In applied linguistics and sociolinguistics, emotions constitute an emerging space for capturing the complexity of foreign language learners’ experiences. However, our knowledge of emotion-based foreign language studies has long been dominated by English discussion, leaving a significant gap of understanding emotions of learning languages other than English (LOTE). The incommensurability in the existing literature forms a stark contrast to China’s nation-wide valorization of learning LOTE. Previous studies (Li, 2021; Li & De Costa, 2023; Li & He, 2023) show that learning LOTE is largely mediated by social, political, cultural and economic discourses across spatial-temporal contexts. Seeing emotions from a critical sociopolitical perspective (Benesch, 2017; Song, 2023), this study unpacks the emotional experiences of a cohort of Chinese students learning Lao language at a Chinese university.
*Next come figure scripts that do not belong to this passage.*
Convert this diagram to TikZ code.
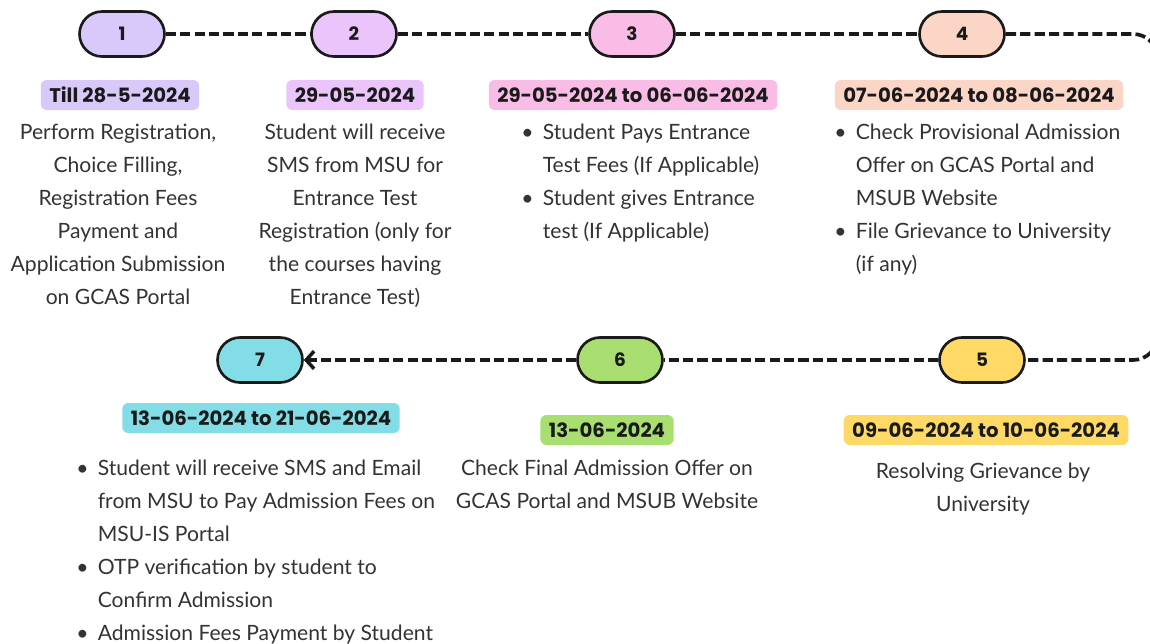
\documentclass[tikz,border=0pt]{standalone}
\usepackage{fontspec}
\setmainfont{Lato}
\newfontfamily\datefont{Poppins}
\usetikzlibrary{arrows.meta}

\definecolor{lavender}{HTML}{D9C9FB}
\definecolor{orchid}{HTML}{EAC4FB}
\definecolor{rose}{HTML}{F9BCE6}
\definecolor{peach}{HTML}{FBD5C5}
\definecolor{sun}{HTML}{FFD966}
\definecolor{lime}{HTML}{A9DF70}
\definecolor{aqua}{HTML}{82DDE7}
\definecolor{ink}{HTML}{1A1A1A}
\definecolor{bodytext}{HTML}{333333}

\newcommand{\bul}{\makebox[0.43cm][l]{\textbullet}}
\newcommand{\ind}{\hspace*{0.43cm}}

\tikzset{
  pill/.style={draw=ink, line width=1.5pt, rounded corners=0.45cm,
    minimum width=1.7cm, minimum height=0.9cm, text=ink,
    font=\datefont\bfseries\fontsize{10.5}{13}\selectfont},
  datebox/.style={rounded corners=0.12cm, inner xsep=0.17cm, inner ysep=0pt,
    minimum height=0.6cm, text=ink,
    font=\datefont\bfseries\fontsize{11.2}{13}\selectfont},
  body/.style={inner sep=0pt, anchor=north, align=center, text=bodytext,
    font=\fontsize{12}{18.7}\selectfont},
  link/.style={draw=ink, line width=2.1pt, dash pattern=on 5.8pt off 2.4pt},
}

\begin{document}
\begin{tikzpicture}[x=0.02cm,y=-0.02cm]
  \useasboundingbox (0,0) rectangle (1150,643);

  % step pills
  \foreach \n/\x/\y/\c in {1/122/34/lavender,2/354/34/orchid,3/632/34/rose,
      4/962/34/peach,5/982/360/sun,6/620/360/lime,7/260/360/aqua} {
    \node[pill,fill=\c] (p\n) at (\x,\y) {\n};
  }

  % connectors
  \coordinate (rtop) at (1158,34);
  \coordinate (rbot) at (1158,360);
  \draw[link] (p1) -- (p2);
  \draw[link] (p2) -- (p3);
  \draw[link] (p3) -- (p4);
  \draw[link,rounded corners=0.5cm] (p4.east) -- (rtop) -- (rbot) -- (p5.east);
  \draw[link] (p5) -- (p6);
  \draw[link,-{Straight Barb[length=4.5pt,width=10pt,line width=2pt]}] (p6) -- (p7);

  % dates
  \node[datebox,fill=lavender] (d1) at (120,95) {Till 28-5-2024};
  \node[datebox,fill=orchid] (d2) at (355,95) {29-05-2024};
  \node[datebox,fill=rose] (d3) at (633,95) {29-05-2024 to 06-06-2024};
  \node[datebox,fill=peach] (d4) at (979,95) {07-06-2024 to 08-06-2024};
  \node[datebox,fill=sun] (d5) at (986,430) {09-06-2024 to 10-06-2024};
  \node[datebox,fill=lime] (d6) at (607,430) {13-06-2024};
  \node[datebox,fill=aqua] (d7) at (261,418) {13-06-2024 to 21-06-2024};

  % descriptions
  \node[body] (t1) at (118,124) {Perform Registration,\\ Choice Filling,\\ Registration Fees\\
    Payment and\\ Application Submission\\ on GCAS Portal};
  \node[body] (t2) at (355,124) {Student will receive\\ SMS from MSU for\\ Entrance Test\\
    Registration (only for\\ the courses having\\ Entrance Test)};
  \node[body,anchor=north west,align=left] (t3) at (521,124) {\bul Student Pays Entrance\\
    \ind Test Fees (If Applicable)\\ \bul Student gives Entrance\\ \ind test (If Applicable)};
  \node[body,anchor=north west,align=left] (t4) at (834,124) {\bul Check Provisional Admission\\
    \ind Offer on GCAS Portal and\\ \ind MSUB Website\\ \bul File Grievance to University\\
    \ind (if any)};
  \node[body] (t5) at (983,463) {Resolving Grievance by\\ University};
  \node[body] (t6) at (607,460) {Check Final Admission Offer on\\ GCAS Portal and MSUB Website};
  \node[body,anchor=north west,align=left] (t7) at (76,460) {\bul Student will receive SMS and Email\\
    \ind from MSU to Pay Admission Fees on\\ \ind MSU-IS Portal\\ \bul OTP verification by student to\\
    \ind Confirm Admission\\ \bul Admission Fees Payment by Student};
\end{tikzpicture}
\end{document}
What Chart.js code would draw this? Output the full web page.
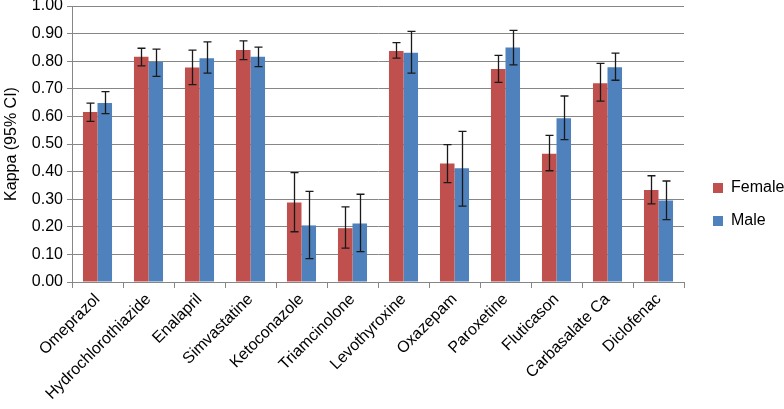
<!DOCTYPE html>
<html>
<head>
<meta charset="utf-8">
<script src="https://cdn.jsdelivr.net/npm/chart.js@4"></script>
<style>
  html, body { margin: 0; padding: 0; background: #fff; }
  #wrap { width: 784px; height: 409px; }
</style>
</head>
<body>
<div id="wrap"><canvas id="kappaChart"></canvas></div>
<script>
// drugs and kappa values
const drugs = ["Omeprazol", "Hydrochlorothiazide", "Enalapril", "Simvastatine", "Ketoconazole",
  "Triamcinolone", "Levothyroxine", "Oxazepam", "Paroxetine", "Fluticason", "Carbasalate Ca", "Diclofenac"];

const female   = [0.616, 0.816, 0.777, 0.841, 0.288, 0.195, 0.837, 0.429, 0.772, 0.465, 0.720, 0.333];
const femaleLo = [0.582, 0.783, 0.715, 0.806, 0.182, 0.123, 0.811, 0.360, 0.723, 0.403, 0.655, 0.283];
const femaleHi = [0.648, 0.847, 0.840, 0.874, 0.396, 0.272, 0.867, 0.498, 0.821, 0.531, 0.792, 0.385];

const male   = [0.649, 0.797, 0.811, 0.816, 0.205, 0.212, 0.831, 0.412, 0.850, 0.593, 0.778, 0.295];
const maleLo = [0.610, 0.745, 0.757, 0.780, 0.085, 0.110, 0.757, 0.275, 0.787, 0.516, 0.731, 0.226];
const maleHi = [0.690, 0.844, 0.870, 0.851, 0.328, 0.318, 0.908, 0.546, 0.912, 0.674, 0.829, 0.366];

const yTicks = [0, 0.1, 0.2, 0.3, 0.4, 0.5, 0.6, 0.7, 0.8, 0.9, 1.0];

const FONT = "'Liberation Sans', Arial, sans-serif";

// whiskers for the 95% CI
const errorBars = {
  id: "errorBars",
  afterDatasetsDraw(chart) {
    const ctx = chart.ctx;
    const y = chart.scales.y;
    chart.data.datasets.forEach((ds, i) => {
      const meta = chart.getDatasetMeta(i);
      meta.data.forEach((bar, j) => {
        const top = y.getPixelForValue(ds.hi[j]);
        const bot = y.getPixelForValue(ds.lo[j]);
        const x = Math.round(bar.x) + 0.5;
        ctx.save();
        ctx.strokeStyle = "#1a1a1a";
        ctx.lineWidth = 1.3;
        ctx.beginPath();
        ctx.moveTo(x, top); ctx.lineTo(x, bot);
        ctx.moveTo(x - 4, top); ctx.lineTo(x + 4, top);
        ctx.moveTo(x - 4, bot); ctx.lineTo(x + 4, bot);
        ctx.stroke();
        ctx.restore();
      });
    });
  }
};

// fixed legend column width so the plot ends where the reference does,
// and nudge the legend items a bit to the right
const legendWidth = {
  id: "legendWidth",
  beforeLayout(chart) {
    const lg = chart.legend;
    if (lg && !lg._wrapped) {
      const fit = lg.fit;
      const draw = lg.draw;
      lg.fit = function () { fit.call(this); this.width = 100; };
      lg.draw = function () {
        this.ctx.save();
        this.ctx.translate(12, 0);
        draw.call(this);
        this.ctx.restore();
      };
      lg._wrapped = true;
    }
  }
};

new Chart(document.getElementById("kappaChart"), {
  type: "bar",
  data: {
    labels: drugs,
    datasets: [
      { label: "Female", data: female, lo: femaleLo, hi: femaleHi, backgroundColor: "#C0504D",
        categoryPercentage: 0.57, barPercentage: 1.0 },
      { label: "Male", data: male, lo: maleLo, hi: maleHi, backgroundColor: "#4F81BD",
        categoryPercentage: 0.57, barPercentage: 1.0 }
    ]
  },
  options: {
    responsive: true,
    maintainAspectRatio: false,
    animation: false,
    layout: { padding: 0 },
    plugins: {
      legend: {
        position: "right",
        align: "center",
        labels: { boxWidth: 10, boxHeight: 10, padding: 17, color: "#000",
          font: { family: FONT, size: 16 } }
      },
      tooltip: { enabled: false }
    },
    scales: {
      x: {
        afterFit: (s) => { s.height = 127; },
        grid: { offset: true, drawOnChartArea: false, color: "#868686", tickLength: 6 },
        border: { color: "#868686" },
        ticks: { minRotation: 45, maxRotation: 45, color: "#000", padding: 2,
          font: { family: FONT, size: 16 } }
      },
      y: {
        min: 0, max: 1,
        afterFit: (s) => { s.width = 72; s.paddingTop = 6; },
        afterBuildTicks: (axis) => { axis.ticks = yTicks.map(v => ({ value: v })); },
        grid: { color: "#868686", tickLength: 5 },
        border: { color: "#868686" },
        ticks: { color: "#000", padding: 4, font: { family: FONT, size: 16 },
          callback: (v) => Number(v).toFixed(2) },
        title: { display: true, text: "Kappa (95% CI)", color: "#000", padding: 2,
          font: { family: FONT, size: 16 } }
      }
    }
  },
  plugins: [errorBars, legendWidth]
});
</script>
</body>
</html>
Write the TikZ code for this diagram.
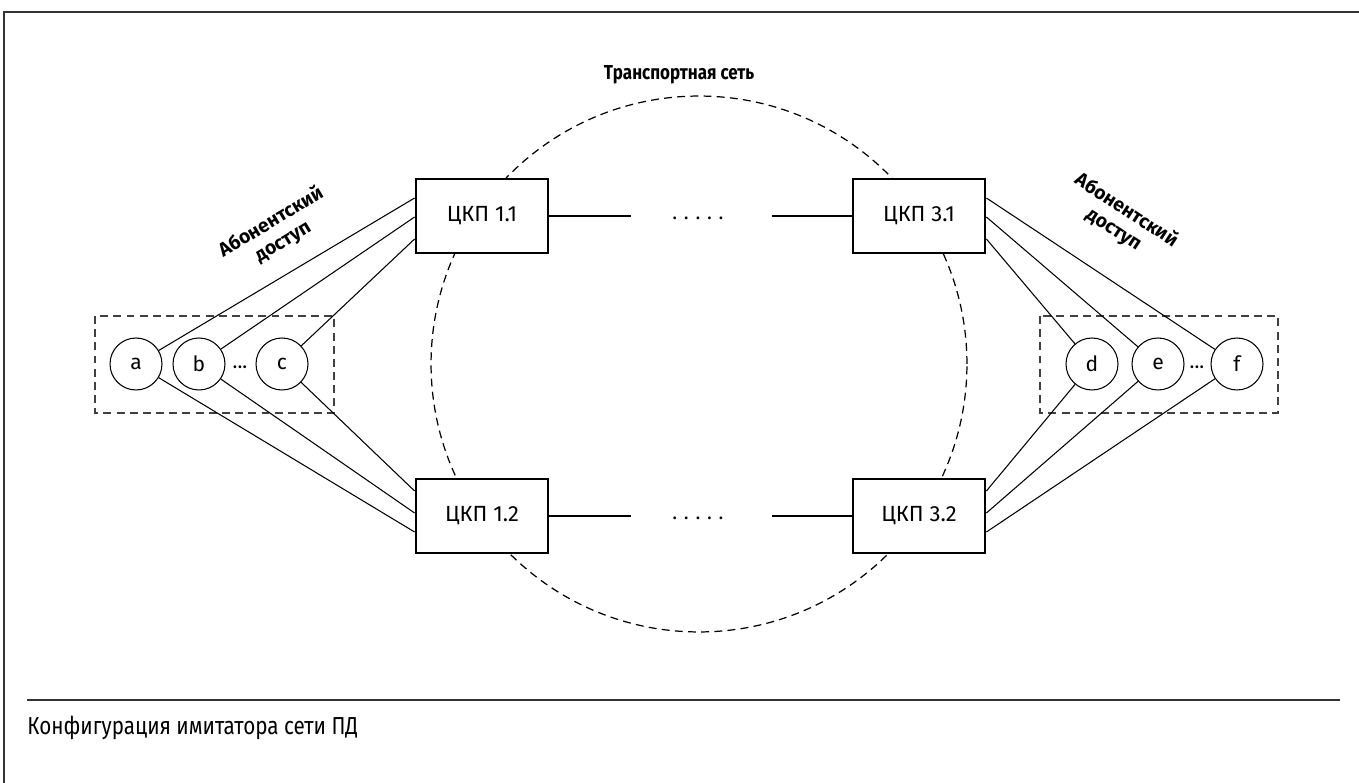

A longitudinal ethnography was conducted between August 2023 and May 2024 and the data included field notes, participant observation in and out of class, semi-structured interviews and written documents. Findings indicate that Chinese students learning Lao language experience both positive and negative emotions driven by sociopolitical and cultural factors circulating at macro-, meso- and micro-levels. It is argued that foreign language learners’ emotions are not fixed but dynamic and mediated in a broader process of socioeconomic transformations within and across national boundaries across time and space. The study is closed by offering some insights on conducting emotion-based foreign language studies.